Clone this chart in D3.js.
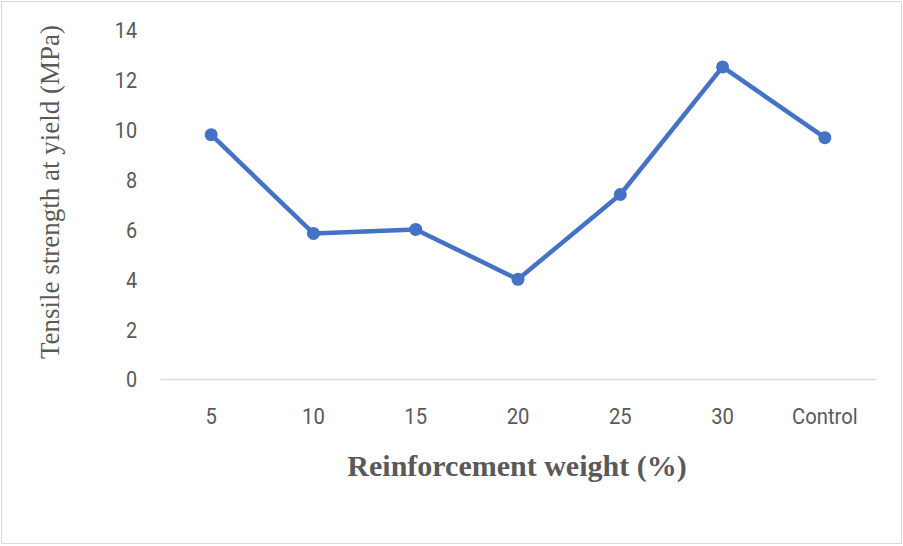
<!DOCTYPE html>
<html>
<head>
<meta charset="utf-8">
<script src="https://cdn.jsdelivr.net/npm/d3@7"></script>
<style>
  html, body { margin: 0; padding: 0; background: #fff; }
  svg { display: block; }
</style>
</head>
<body>
<svg id="chart" width="903" height="546"></svg>
<script>
// Reinforcement weight categories and tensile strength at yield (MPa)
const categories = ["5", "10", "15", "20", "25", "30", "Control"];
const strength = [9.8, 5.84, 6.0, 4.0, 7.4, 12.52, 9.68];
const yTicks = [0, 2, 4, 6, 8, 10, 12, 14];

const svg = d3.select("#chart");
const W = 903, H = 546;
const plot = { left: 160, right: 876, top: 30, bottom: 379 };

// Outer chart frame
svg.append("rect")
  .attr("x", 1.5).attr("y", 1.5)
  .attr("width", W - 3).attr("height", H - 4)
  .attr("fill", "#fff")
  .attr("stroke", "#d9d9d9")
  .attr("stroke-width", 1);

const x = d3.scaleBand()
  .domain(categories)
  .range([plot.left, plot.right]);

const y = d3.scaleLinear()
  .domain([0, 14])
  .range([plot.bottom, plot.top]);

const tickFont = "Roboto, 'Liberation Sans', sans-serif";

// Y axis (labels only)
const yAxis = svg.append("g")
  .attr("transform", `translate(${plot.left - 23},0)`)
  .call(d3.axisLeft(y).tickValues(yTicks).tickSize(0).tickPadding(0));
yAxis.select(".domain").remove();
yAxis.selectAll("text")
  .attr("x", 0)
  .attr("dy", "0.36em")
  .attr("transform", "scale(0.9,1)")
  .attr("fill", "#595959")
  .style("font-family", tickFont)
  .style("font-size", "22px");

// X axis baseline and category labels
const xAxis = svg.append("g")
  .attr("transform", `translate(0,${plot.bottom})`)
  .call(d3.axisBottom(x).tickSize(0));
xAxis.select(".domain")
  .attr("stroke", "#d9d9d9")
  .attr("stroke-width", 1.5);
xAxis.selectAll("text")
  .attr("y", 45)
  .attr("dy", null)
  .attr("transform", "scale(0.92,1)")
  .attr("fill", "#595959")
  .style("font-family", tickFont)
  .style("font-size", "22px");

// Data line
const cx = (d, i) => x(categories[i]) + x.bandwidth() / 2;
const line = d3.line()
  .x(cx)
  .y(d => y(d));

svg.append("path")
  .datum(strength)
  .attr("d", line)
  .attr("fill", "none")
  .attr("stroke", "#4472C4")
  .attr("stroke-width", 4.5)
  .attr("stroke-linejoin", "round");

svg.append("g").selectAll("circle")
  .data(strength)
  .join("circle")
  .attr("cx", cx)
  .attr("cy", d => y(d))
  .attr("r", 6.5)
  .attr("fill", "#4472C4");

// Axis titles
svg.append("text")
  .attr("transform", "translate(59,192) rotate(-90)")
  .attr("text-anchor", "middle")
  .attr("fill", "#595959")
  .style("font-family", "'Liberation Serif', 'Times New Roman', serif")
  .style("font-size", "27px")
  .text("Tensile strength at yield (MPa)");

svg.append("text")
  .attr("x", 517)
  .attr("y", 476)
  .attr("text-anchor", "middle")
  .attr("fill", "#595959")
  .style("font-family", "'Liberation Serif', 'Times New Roman', serif")
  .style("font-size", "30px")
  .style("font-weight", "bold")
  .text("Reinforcement weight (%)");
</script>
</body>
</html>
○ ○ ○ ○
#### [Exercise description]
Write the listing out a second time exactly, dropping all images.

#### [Exercise response]
Clone this chart in D3.js.
<!DOCTYPE html>
<html>
<head>
<meta charset="utf-8">
<script src="https://cdn.jsdelivr.net/npm/d3@7"></script>
<style>
  html, body { margin: 0; padding: 0; background: #fff; }
  svg { display: block; }
</style>
</head>
<body>
<svg id="chart" width="903" height="546"></svg>
<script>
// Reinforcement weight categories and tensile strength at yield (MPa)
const categories = ["5", "10", "15", "20", "25", "30", "Control"];
const strength = [9.8, 5.84, 6.0, 4.0, 7.4, 12.52, 9.68];
const yTicks = [0, 2, 4, 6, 8, 10, 12, 14];

const svg = d3.select("#chart");
const W = 903, H = 546;
const plot = { left: 160, right: 876, top: 30, bottom: 379 };

// Outer chart frame
svg.append("rect")
  .attr("x", 1.5).attr("y", 1.5)
  .attr("width", W - 3).attr("height", H - 4)
  .attr("fill", "#fff")
  .attr("stroke", "#d9d9d9")
  .attr("stroke-width", 1);

const x = d3.scaleBand()
  .domain(categories)
  .range([plot.left, plot.right]);

const y = d3.scaleLinear()
  .domain([0, 14])
  .range([plot.bottom, plot.top]);

const tickFont = "Roboto, 'Liberation Sans', sans-serif";

// Y axis (labels only)
const yAxis = svg.append("g")
  .attr("transform", `translate(${plot.left - 23},0)`)
  .call(d3.axisLeft(y).tickValues(yTicks).tickSize(0).tickPadding(0));
yAxis.select(".domain").remove();
yAxis.selectAll("text")
  .attr("x", 0)
  .attr("dy", "0.36em")
  .attr("transform", "scale(0.9,1)")
  .attr("fill", "#595959")
  .style("font-family", tickFont)
  .style("font-size", "22px");

// X axis baseline and category labels
const xAxis = svg.append("g")
  .attr("transform", `translate(0,${plot.bottom})`)
  .call(d3.axisBottom(x).tickSize(0));
xAxis.select(".domain")
  .attr("stroke", "#d9d9d9")
  .attr("stroke-width", 1.5);
xAxis.selectAll("text")
  .attr("y", 45)
  .attr("dy", null)
  .attr("transform", "scale(0.92,1)")
  .attr("fill", "#595959")
  .style("font-family", tickFont)
  .style("font-size", "22px");

// Data line
const cx = (d, i) => x(categories[i]) + x.bandwidth() / 2;
const line = d3.line()
  .x(cx)
  .y(d => y(d));

svg.append("path")
  .datum(strength)
  .attr("d", line)
  .attr("fill", "none")
  .attr("stroke", "#4472C4")
  .attr("stroke-width", 4.5)
  .attr("stroke-linejoin", "round");

svg.append("g").selectAll("circle")
  .data(strength)
  .join("circle")
  .attr("cx", cx)
  .attr("cy", d => y(d))
  .attr("r", 6.5)
  .attr("fill", "#4472C4");

// Axis titles
svg.append("text")
  .attr("transform", "translate(59,192) rotate(-90)")
  .attr("text-anchor", "middle")
  .attr("fill", "#595959")
  .style("font-family", "'Liberation Serif', 'Times New Roman', serif")
  .style("font-size", "27px")
  .text("Tensile strength at yield (MPa)");

svg.append("text")
  .attr("x", 517)
  .attr("y", 476)
  .attr("text-anchor", "middle")
  .attr("fill", "#595959")
  .style("font-family", "'Liberation Serif', 'Times New Roman', serif")
  .style("font-size", "30px")
  .style("font-weight", "bold")
  .text("Reinforcement weight (%)");
</script>
</body>
</html>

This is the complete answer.